[START Supplied material]

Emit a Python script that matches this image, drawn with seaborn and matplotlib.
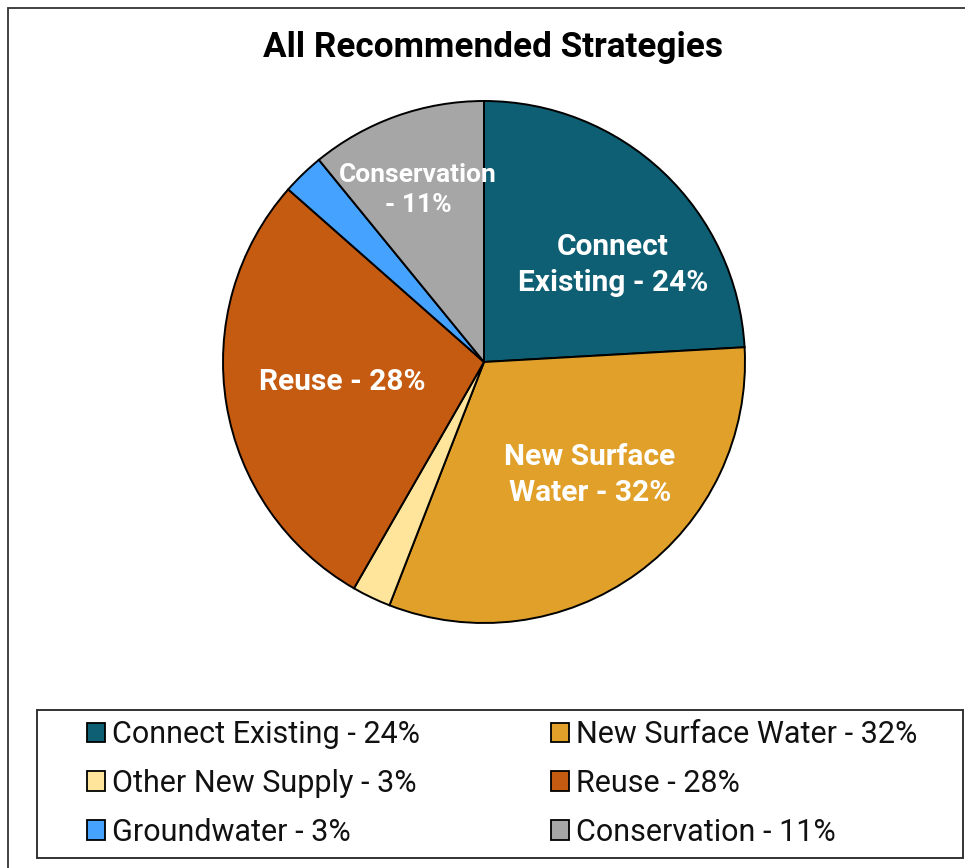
import matplotlib
matplotlib.use("Agg")
import matplotlib.pyplot as plt
from matplotlib.patches import Patch, Rectangle
import seaborn as sns

sns.set_theme(style="white")
plt.rcParams['font.family'] = ['Roboto', 'DejaVu Sans']

categories = ["Connect Existing", "New Surface Water", "Other New Supply",
              "Reuse", "Groundwater", "Conservation"]
# slice shares
values = [24.1, 31.8, 2.4, 28.2, 2.6, 10.9]
# percentages as printed in the labels
label_pcts = [24, 32, 3, 28, 3, 11]
colors = ["#0E5F73", "#E0A02A", "#FFE49C", "#C55A11", "#45A2FF", "#A6A6A6"]
legend_labels = [f"{c} - {p}%" for c, p in zip(categories, label_pcts)]

fig = plt.figure(figsize=(9.65, 8.68), dpi=100)
fig.patch.set_facecolor("white")

# outer frame
fig.add_artist(Rectangle((8/965, -0.02), 1.05, 1 - 8/868 + 0.02,
                         transform=fig.transFigure, fill=False,
                         edgecolor="#333333", linewidth=1.3))
# legend frame
fig.add_artist(Rectangle((37/965, 10/868), 926/965, 148/868,
                         transform=fig.transFigure, fill=False,
                         edgecolor="#222222", linewidth=1.3))

ax = fig.add_axes([223/965, 245/868, 522/965, 522/868])
wedges, _ = ax.pie(values, colors=colors, startangle=90, counterclock=False,
                   radius=1.0,
                   wedgeprops=dict(edgecolor="black", linewidth=1.4))
ax.set_xlim(-1, 1)
ax.set_ylim(-1, 1)
ax.set_aspect("equal")
ax.axis("off")

label_text = [
    ("Connect\nExisting - 24%", (0.494, 0.372), 21.5),
    ("New Surface\nWater - 32%", (0.406, -0.433), 21.5),
    ("Reuse - 28%", (-0.544, -0.077), 21.5),
    ("Conservation\n- 11%", (-0.253, 0.659), 19),
]
for txt, (x, y), fs in label_text:
    ax.text(x, y, txt, ha="center", va="center", color="white",
            fontsize=fs, fontweight="bold", linespacing=1.36)

fig.text(493/965, 1 - 47/868, "All Recommended Strategies", ha="center",
         va="center", fontsize=25.3, fontweight="bold", color="black")

handles = [Patch(facecolor=c, edgecolor="black", linewidth=1.3) for c in colors]
order = [0, 2, 4, 1, 3, 5]
leg = fig.legend([handles[i] for i in order], [legend_labels[i] for i in order],
                 ncol=2, loc="upper left",
                 bbox_to_anchor=(87/965, 1 - 720/868),
                 frameon=False, fontsize=22, handlelength=0.6,
                 handleheight=0.6, handletextpad=0.22, labelspacing=0.65,
                 borderaxespad=0, borderpad=0, columnspacing=4.28)
for t in leg.get_texts():
    t.set_color("#111111")

fig.savefig("out.png", dpi=100, facecolor="white")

[END Supplied material]

Aim of the task → Each line from the top of the material through the line containing "plt.rcParams['font.family'] = ['Roboto', 'DejaVu" should be reproduced exactly; please drop any images.

Written answer →
Emit a Python script that matches this image, drawn with seaborn and matplotlib.
import matplotlib
matplotlib.use("Agg")
import matplotlib.pyplot as plt
from matplotlib.patches import Patch, Rectangle
import seaborn as sns

sns.set_theme(style="white")
plt.rcParams['font.family'] = ['Roboto', 'DejaVu Sans']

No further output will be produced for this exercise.